The Drifters
James A Michener
I was born in 1955, and therefore was a kid and young teenager in the sixties. (OK, Boomer.) In past years I frequently met up with people my age who who would tell me how they missed the sixties. I have never felt this way. I found them painful, at the time and equally so in memory. Yes we had the Beatles and civil rights legislation. And Vietnam and Four Dead in Ohio. It seemed like everyone was constantly angry and in a state of loudly expressed outrage, and a truly desperate and sincere feeling that those other folks were bringing us to destruction. In fact, no time in my experience was as upsetting and unpleasant as the sixties, until Donald Trump became president of the USA in 2021. Since then life in the USA has become miserable, but familiar. This is what the sixties felt like to me.
I preface my review with that explanation because The Drifters portrays the way the sixties felt to a kid or teenager (or, at least, to me) better than any other book I can name. It was the last conventional novel James A. Michener wrote before turning to what he would eventually become most famous for. His next published novel was Centennial, a deeply researched historical saga telling the history of a Colorado town from geological time to the present. After that his works consisted almost entirely of such sagas.

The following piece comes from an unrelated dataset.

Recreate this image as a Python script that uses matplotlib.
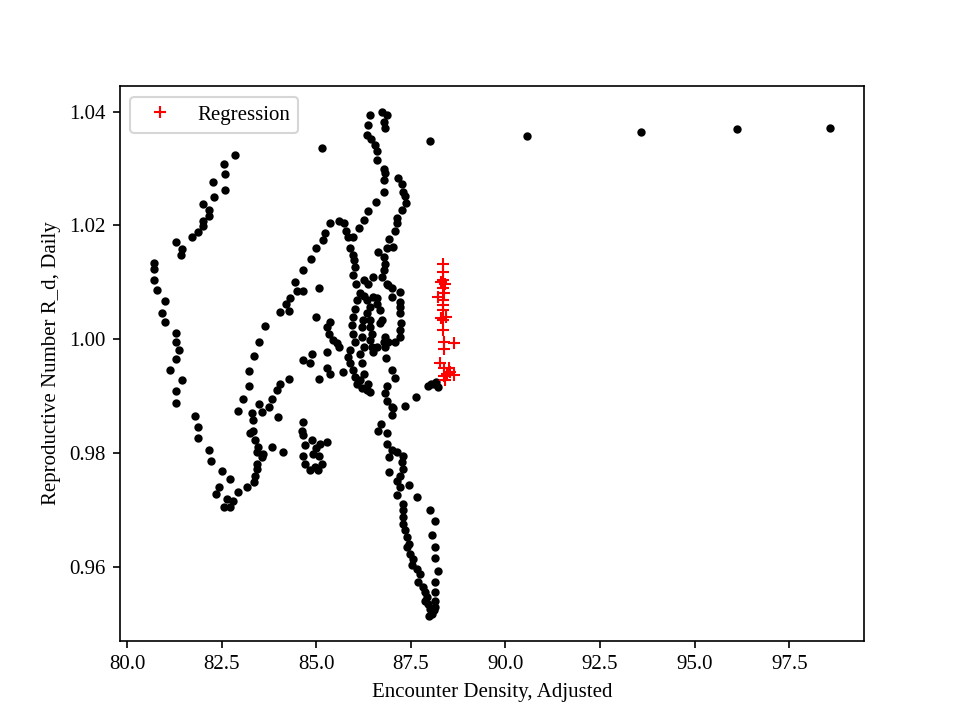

The Drifters, which I came to after reading several of Michener's historical sagas, tells the story of a diverse group of six teenagers/young adults in the sixties. However, Michener himself, or someone rather like him, is also a character. It is told in the first person by a childless older man, conservative and comfortably wealthy, who tries to understand the kids, and very obviously and convincingly loves them deeply. He is a sort of mentor to them, although he understands that they tolerate him more than they respect him. But tolerate him they do, and they let him into their lives to an extent. The kids travel around the world -- well, mainly Europe and North Africa -- there's lots of drugs and sex and rock and roll, and of course Vietnam is a constant presence in their minds.
If that sounds uncomfortable, well, yeah -- that's why it's such a great novel. (If it doesn't sound uncomfortable, you are not correctly perceiving how a conservative older guy sees all this.) The sixties were an uncomfortable conflictful time, much like the one we live in now. And The Drifters is an uncomfortable conflictful novel.